JESUS FULFILLS THE JEWISH BIBLE (1)







It is not as though the Jews were waiting, Bibles in hand (underlined and highlighted) for a long list of specific messianic predictions to be fulfilled. Had that been so, any would-be Messiah could simply copy the agenda, contrive the fulfillments, and claim the position for himself. Indeed, certain sensationalist authors have accused Jesus Christ of doing that very thing.
As Christians, we believe that Jesus is the Messiah foretold by the Jewish prophets, but New Testament writers speak of "fulfillment" in a greater-than-simplistic way. The better way to say it is that the events that together comprise the story of Jesus "fill" the Old Testament "full" of meaning. But that is known by faith, and faith is better understood in retrospect.
God's way of fulfilling tends to frustrate prophetic program-planners, whether in the first century or in the twenty-first. On the one hand, some of the most popular expectations did not materialize at all. Messiah did not thunder in on a white horse and chase out the Romans. The nations did not send representatives to Jerusalem as a world capital. The Pharisees did not inherit the earth.
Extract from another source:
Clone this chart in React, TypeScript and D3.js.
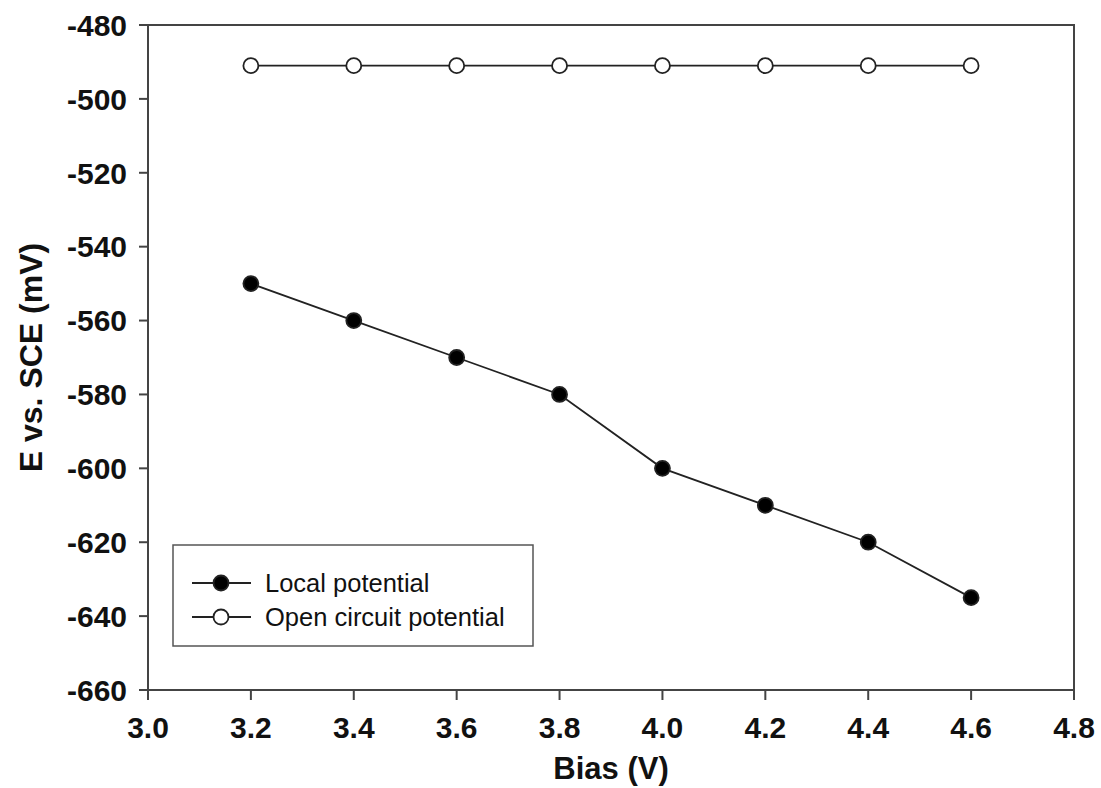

On the other hand, what did occur took everyone by surprise. There is no evidence that anyone read Isaiah 7:14 and understood that the Messiah would be conceived by a virgin. To Rabbi Saul of Tarsus, Jesus' death on a cross proved that he was NOT the Messiah. Not even Jesus' closest and most perceptive disciples understood (much less "expected") a bodily resurrection back from among the dead. Even today, most professing believers in Jesus are clueless about the pause in the end of the world--although that vision permeates and shapes the whole New Testament.